Problem statement. Line by line, repeat the data below exactly, beginning at the first line and ending at the line with "rate by year</text>". Omit pictures.

Recorded information.
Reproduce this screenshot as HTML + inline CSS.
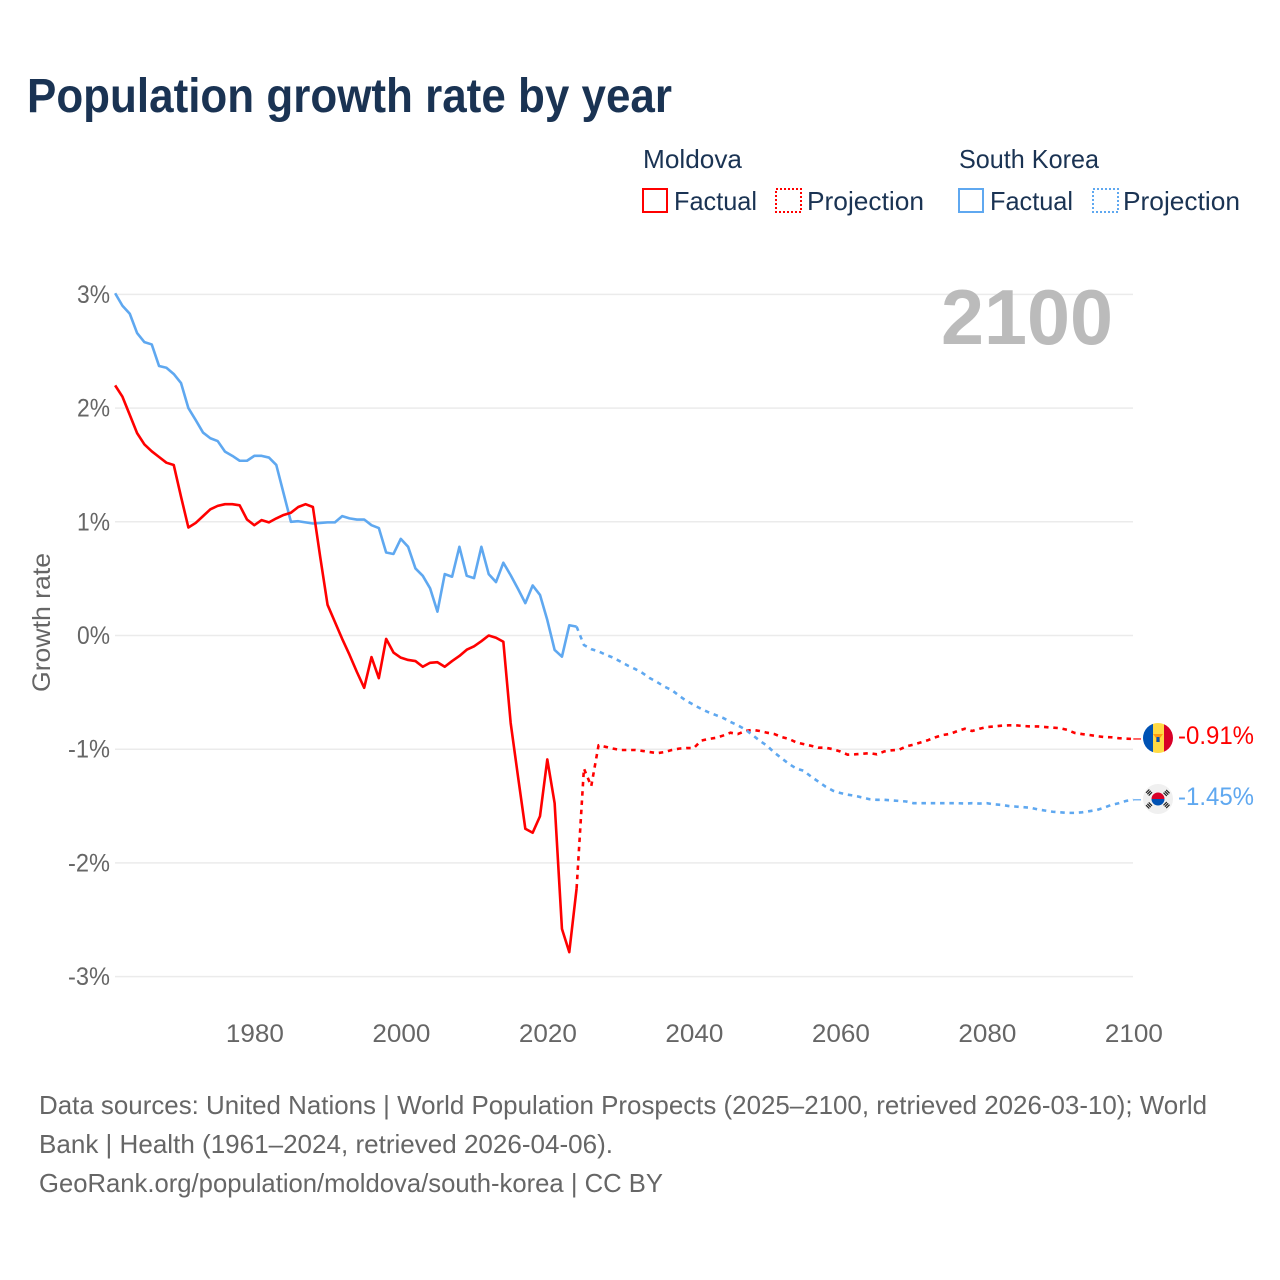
<!DOCTYPE html>
<html lang="en">
<head>
<meta charset="utf-8">
<title>Population growth rate by year</title>
<style>
html,body{margin:0;padding:0;background:#fff;}
svg{display:block;font-family:"Liberation Sans",sans-serif;}
</style>
</head>
<body>
<svg id="chart" xmlns="http://www.w3.org/2000/svg" width="1280" height="1280" viewBox="0 0 1280 1280">
  <rect width="1280" height="1280" fill="#fff"/>
  <text x="27" y="112" font-size="48" font-weight="700" fill="#1a3353" textLength="645" lengthAdjust="spacingAndGlyphs">Population growth rate by year</text>

  <g font-size="26" fill="#1a3353">
    <text x="643" y="168" textLength="99" lengthAdjust="spacingAndGlyphs">Moldova</text>
    <text x="959" y="168" textLength="140" lengthAdjust="spacingAndGlyphs">South Korea</text>
    <rect x="643" y="189" width="24" height="23" fill="none" stroke="#ff0000" stroke-width="2"/>
    <text x="674" y="210" textLength="83" lengthAdjust="spacingAndGlyphs">Factual</text>
    <rect x="776" y="189" width="25" height="23" fill="none" stroke="#ff0000" stroke-width="2" stroke-dasharray="2 2"/>
    <text x="807" y="210" textLength="117" lengthAdjust="spacingAndGlyphs">Projection</text>
    <rect x="959" y="189" width="24" height="23" fill="none" stroke="#5fa8f0" stroke-width="2"/>
    <text x="990" y="210" textLength="83" lengthAdjust="spacingAndGlyphs">Factual</text>
    <rect x="1093" y="189" width="25" height="23" fill="none" stroke="#5fa8f0" stroke-width="2" stroke-dasharray="2 2"/>
    <text x="1123" y="210" textLength="117" lengthAdjust="spacingAndGlyphs">Projection</text>
  </g>

  <text transform="translate(50,692) rotate(-90)" font-size="25" fill="#666" textLength="139" lengthAdjust="spacingAndGlyphs">Growth rate</text>

  <g id="grid"></g>
  <g id="yticks" font-size="25" fill="#666" text-anchor="end"></g>
  <g id="xticks" font-size="25" fill="#666" text-anchor="middle"></g>

  <text x="941" y="344" font-size="78" font-weight="700" fill="#bbbbbb" textLength="172" lengthAdjust="spacingAndGlyphs">2100</text>

  <g id="series" fill="none" stroke-linejoin="round"></g>

  <g>
    <clipPath id="clipMd"><circle cx="1158" cy="738" r="15"/></clipPath>
    <g clip-path="url(#clipMd)">
      <rect x="1143" y="723" width="10" height="30" fill="#0052b4"/>
      <rect x="1153" y="723" width="11" height="30" fill="#ffda44"/>
      <rect x="1164" y="723" width="10" height="30" fill="#d80027"/>
      <path d="M1153 734h10l-3 4v4h-4v-4z" fill="#ff9811"/>
      <rect x="1156.5" y="737" width="3" height="5" fill="#0052b4"/>
    </g>
  </g>
  <g>
    <circle cx="1158" cy="799" r="15" fill="#f0f0f0"/>
    <path d="M1151.5 799a6.5 6.5 0 0 1 13 0z" fill="#d80027"/>
    <path d="M1151.5 799a6.5 6.5 0 0 0 13 0z" fill="#0052b4"/>
    <g stroke="#222" stroke-width="2.6" stroke-dasharray="1.2 .7" fill="none">
      <path d="M1148 790l4 4M1146.5 791.5l4 4M1164 794l4-4M1165.5 795.5l4-4M1148 808l4-4M1146.5 806.5l4-4M1164 804l4 4M1165.5 802.5l4 4"/>
    </g>
  </g>
  <text x="1178" y="744" font-size="25" fill="#ff0000" textLength="76" lengthAdjust="spacingAndGlyphs">-0.91%</text>
  <text x="1178" y="805" font-size="25" fill="#5fa8f0" textLength="76" lengthAdjust="spacingAndGlyphs">-1.45%</text>

  <g font-size="26" fill="#666">
    <text x="39" y="1114" textLength="1168" lengthAdjust="spacingAndGlyphs">Data sources: United Nations | World Population Prospects (2025–2100, retrieved 2026-03-10); World</text>
    <text x="39" y="1153" textLength="574" lengthAdjust="spacingAndGlyphs">Bank | Health (1961–2024, retrieved 2026-04-06).</text>
    <text x="39" y="1192" textLength="624" lengthAdjust="spacingAndGlyphs">GeoRank.org/population/moldova/south-korea | CC BY</text>
  </g>
</svg>
<script>
const yTickValues = [3, 2, 1, 0, -1, -2, -3];
const yTickLabels = ["3%", "2%", "1%", "0%", "-1%", "-2%", "-3%"];
const xTickValues = [1980, 2000, 2020, 2040, 2060, 2080, 2100];
const xTickLabels = ["1980", "2000", "2020", "2040", "2060", "2080", "2100"];
const factualStartYear = 1961;
const projectionStartYear = 2024;
const moldovaFactual = [2.2,2.1,1.94,1.78,1.68,1.62,1.57,1.52,1.5,1.22,0.95,0.99,1.05,1.11,1.14,1.155,1.155,1.145,1.02,0.97,1.015,0.995,1.03,1.06,1.08,1.13,1.155,1.13,0.69,0.27,0.12,-0.03,-0.17,-0.32,-0.46,-0.19,-0.375,-0.03,-0.15,-0.195,-0.215,-0.225,-0.275,-0.24,-0.235,-0.275,-0.225,-0.18,-0.125,-0.095,-0.05,0,-0.02,-0.055,-0.77,-1.24,-1.7,-1.735,-1.59,-1.09,-1.475,-2.58,-2.785,-2.225];
const koreaFactual = [3.01,2.9,2.83,2.66,2.58,2.56,2.37,2.355,2.3,2.22,2,1.895,1.785,1.735,1.71,1.617,1.58,1.537,1.537,1.58,1.58,1.565,1.5,1.25,1,1.005,0.995,0.985,0.99,0.995,0.995,1.05,1.03,1.02,1.02,0.97,0.945,0.73,0.717,0.85,0.78,0.59,0.525,0.415,0.21,0.54,0.517,0.78,0.525,0.505,0.78,0.54,0.47,0.64,0.53,0.41,0.285,0.44,0.357,0.136,-0.127,-0.186,0.09,0.078];
const moldovaProjection = [-2.225,-1.17,-1.325,-0.965,-0.98,-0.995,-1.007,-1.007,-1.007,-1.015,-1.025,-1.035,-1.025,-1.007,-0.995,-0.99,-0.99,-0.925,-0.91,-0.9,-0.88,-0.855,-0.867,-0.84,-0.83,-0.84,-0.855,-0.867,-0.893,-0.91,-0.94,-0.955,-0.97,-0.987,-0.987,-1,-1.02,-1.048,-1.045,-1.04,-1.035,-1.045,-1.02,-1.01,-1.005,-0.975,-0.96,-0.94,-0.92,-0.895,-0.875,-0.865,-0.84,-0.82,-0.84,-0.82,-0.805,-0.8,-0.793,-0.79,-0.79,-0.796,-0.8,-0.8,-0.805,-0.81,-0.815,-0.83,-0.857,-0.867,-0.875,-0.885,-0.893,-0.895,-0.903,-0.907,-0.91];
const koreaProjection = [0.078,-0.084,-0.12,-0.14,-0.17,-0.195,-0.23,-0.265,-0.295,-0.33,-0.375,-0.41,-0.45,-0.48,-0.53,-0.575,-0.61,-0.645,-0.675,-0.7,-0.725,-0.76,-0.79,-0.825,-0.875,-0.925,-0.97,-1.03,-1.08,-1.13,-1.17,-1.19,-1.24,-1.285,-1.33,-1.365,-1.385,-1.4,-1.41,-1.425,-1.44,-1.445,-1.445,-1.45,-1.455,-1.46,-1.475,-1.475,-1.475,-1.475,-1.475,-1.475,-1.475,-1.478,-1.475,-1.478,-1.475,-1.485,-1.49,-1.5,-1.505,-1.51,-1.515,-1.53,-1.54,-1.55,-1.555,-1.56,-1.56,-1.555,-1.545,-1.535,-1.515,-1.49,-1.475,-1.455,-1.445];

const NS = "http://www.w3.org/2000/svg";
function xScale(year) { return 254.3 + (year - 1980) * 7.325; }
function yScale(value) { return 635.5 - value * 113.7; }
function make(tag, parent, attrs) {
  const el = document.createElementNS(NS, tag);
  for (const k in attrs) el.setAttribute(k, attrs[k]);
  parent.appendChild(el);
  return el;
}
const gridG = document.getElementById("grid");
const yTickG = document.getElementById("yticks");
const xTickG = document.getElementById("xticks");
const seriesG = document.getElementById("series");

yTickValues.forEach(function (v, i) {
  const line = make("line", gridG, { x1: 115, x2: 1133, y1: yScale(v), y2: yScale(v), stroke: "#ebebeb", "stroke-width": 1.5 });
  
  
  const t = make("text", yTickG, { x: 110, y: yScale(v) + 8.5, textLength: yTickLabels[i].length > 2 ? 42 : 33, lengthAdjust: "spacingAndGlyphs" });
  t.textContent = yTickLabels[i];
  
  
});
xTickValues.forEach(function (v, i) {
  const t = make("text", xTickG, { x: xScale(v) + 0.6, y: 1042, textLength: 58, lengthAdjust: "spacingAndGlyphs" });
  t.textContent = xTickLabels[i];
  
  
});
function pathFrom(values, startYear) {
  return values.map(function (v, i) {
    return (i ? "L" : "M") + xScale(startYear + i).toFixed(2) + " " + yScale(v).toFixed(2);
  }).join("");
}
const projMd = make("path", seriesG, { d: pathFrom(moldovaProjection, projectionStartYear), stroke: "#ff0000", "stroke-width": 2.6, "stroke-dasharray": "4.5 4.8" });


const projKr = make("path", seriesG, { d: pathFrom(koreaProjection, projectionStartYear), stroke: "#5fa8f0", "stroke-width": 2.6, "stroke-dasharray": "4.5 4.8" });


const factKr = make("path", seriesG, { d: pathFrom(koreaFactual, factualStartYear), stroke: "#5fa8f0", "stroke-width": 2.6 });


const factMd = make("path", seriesG, { d: pathFrom(moldovaFactual, factualStartYear), stroke: "#ff0000", "stroke-width": 2.6 });


const lastMd = moldovaProjection[moldovaProjection.length - 1];
const lastKr = koreaProjection[koreaProjection.length - 1];
const connMd = make("line", seriesG, { x1: xScale(2100), x2: 1141, y1: yScale(lastMd), y2: yScale(lastMd), stroke: "#ff0000", "stroke-width": 1.2 });


const connKr = make("line", seriesG, { x1: xScale(2100), x2: 1141, y1: yScale(lastKr), y2: yScale(lastKr), stroke: "#5fa8f0", "stroke-width": 1.2 });


</script>
</body>
</html>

Answer to the exercise.
Reproduce this screenshot as HTML + inline CSS.
<!DOCTYPE html>
<html lang="en">
<head>
<meta charset="utf-8">
<title>Population growth rate by year</title>
<style>
html,body{margin:0;padding:0;background:#fff;}
svg{display:block;font-family:"Liberation Sans",sans-serif;}
</style>
</head>
<body>
<svg id="chart" xmlns="http://www.w3.org/2000/svg" width="1280" height="1280" viewBox="0 0 1280 1280">
  <rect width="1280" height="1280" fill="#fff"/>
  <text x="27" y="112" font-size="48" font-weight="700" fill="#1a3353" textLength="645" lengthAdjust="spacingAndGlyphs">Population growth rate by year</text>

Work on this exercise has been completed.